### Source excerpt
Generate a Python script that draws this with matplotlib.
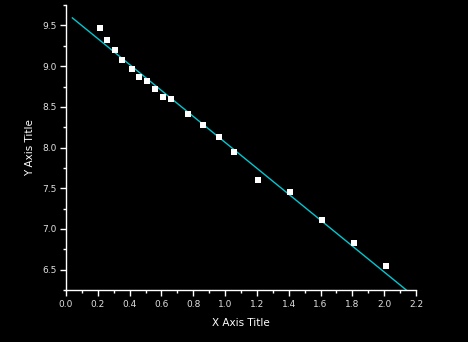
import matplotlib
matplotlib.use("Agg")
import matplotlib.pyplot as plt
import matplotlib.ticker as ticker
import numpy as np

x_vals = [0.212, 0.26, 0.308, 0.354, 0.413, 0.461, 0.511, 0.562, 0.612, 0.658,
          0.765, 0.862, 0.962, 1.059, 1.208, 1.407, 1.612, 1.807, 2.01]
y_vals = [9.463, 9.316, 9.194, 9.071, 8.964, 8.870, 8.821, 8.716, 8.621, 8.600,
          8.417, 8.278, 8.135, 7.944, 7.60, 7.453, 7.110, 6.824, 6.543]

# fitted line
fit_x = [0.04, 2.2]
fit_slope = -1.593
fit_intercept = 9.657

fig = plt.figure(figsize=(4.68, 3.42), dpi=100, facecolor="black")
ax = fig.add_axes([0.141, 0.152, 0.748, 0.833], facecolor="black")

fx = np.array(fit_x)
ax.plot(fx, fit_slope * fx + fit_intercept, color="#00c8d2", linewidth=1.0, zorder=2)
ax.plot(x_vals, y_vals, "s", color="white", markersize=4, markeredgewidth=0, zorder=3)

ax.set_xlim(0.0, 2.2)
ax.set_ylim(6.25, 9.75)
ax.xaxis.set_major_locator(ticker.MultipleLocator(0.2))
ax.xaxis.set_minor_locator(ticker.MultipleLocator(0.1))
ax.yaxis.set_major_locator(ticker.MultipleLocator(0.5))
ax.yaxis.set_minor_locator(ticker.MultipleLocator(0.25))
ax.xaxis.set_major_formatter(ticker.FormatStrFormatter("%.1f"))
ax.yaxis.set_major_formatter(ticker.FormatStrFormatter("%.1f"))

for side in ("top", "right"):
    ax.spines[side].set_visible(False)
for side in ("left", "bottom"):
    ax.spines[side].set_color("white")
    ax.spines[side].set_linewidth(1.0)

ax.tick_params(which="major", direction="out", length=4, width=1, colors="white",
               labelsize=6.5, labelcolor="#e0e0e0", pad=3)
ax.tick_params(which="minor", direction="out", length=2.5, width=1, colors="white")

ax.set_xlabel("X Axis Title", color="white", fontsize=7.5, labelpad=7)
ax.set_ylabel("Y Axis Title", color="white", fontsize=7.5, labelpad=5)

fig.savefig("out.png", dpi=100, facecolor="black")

### Goal
Restate the whole of the material word for word without the pictures.

### Result for this task
Generate a Python script that draws this with matplotlib.
import matplotlib
matplotlib.use("Agg")
import matplotlib.pyplot as plt
import matplotlib.ticker as ticker
import numpy as np

x_vals = [0.212, 0.26, 0.308, 0.354, 0.413, 0.461, 0.511, 0.562, 0.612, 0.658,
          0.765, 0.862, 0.962, 1.059, 1.208, 1.407, 1.612, 1.807, 2.01]
y_vals = [9.463, 9.316, 9.194, 9.071, 8.964, 8.870, 8.821, 8.716, 8.621, 8.600,
          8.417, 8.278, 8.135, 7.944, 7.60, 7.453, 7.110, 6.824, 6.543]

# fitted line
fit_x = [0.04, 2.2]
fit_slope = -1.593
fit_intercept = 9.657

fig = plt.figure(figsize=(4.68, 3.42), dpi=100, facecolor="black")
ax = fig.add_axes([0.141, 0.152, 0.748, 0.833], facecolor="black")

fx = np.array(fit_x)
ax.plot(fx, fit_slope * fx + fit_intercept, color="#00c8d2", linewidth=1.0, zorder=2)
ax.plot(x_vals, y_vals, "s", color="white", markersize=4, markeredgewidth=0, zorder=3)

ax.set_xlim(0.0, 2.2)
ax.set_ylim(6.25, 9.75)
ax.xaxis.set_major_locator(ticker.MultipleLocator(0.2))
ax.xaxis.set_minor_locator(ticker.MultipleLocator(0.1))
ax.yaxis.set_major_locator(ticker.MultipleLocator(0.5))
ax.yaxis.set_minor_locator(ticker.MultipleLocator(0.25))
ax.xaxis.set_major_formatter(ticker.FormatStrFormatter("%.1f"))
ax.yaxis.set_major_formatter(ticker.FormatStrFormatter("%.1f"))

for side in ("top", "right"):
    ax.spines[side].set_visible(False)
for side in ("left", "bottom"):
    ax.spines[side].set_color("white")
    ax.spines[side].set_linewidth(1.0)

ax.tick_params(which="major", direction="out", length=4, width=1, colors="white",
               labelsize=6.5, labelcolor="#e0e0e0", pad=3)
ax.tick_params(which="minor", direction="out", length=2.5, width=1, colors="white")

ax.set_xlabel("X Axis Title", color="white", fontsize=7.5, labelpad=7)
ax.set_ylabel("Y Axis Title", color="white", fontsize=7.5, labelpad=5)

fig.savefig("out.png", dpi=100, facecolor="black")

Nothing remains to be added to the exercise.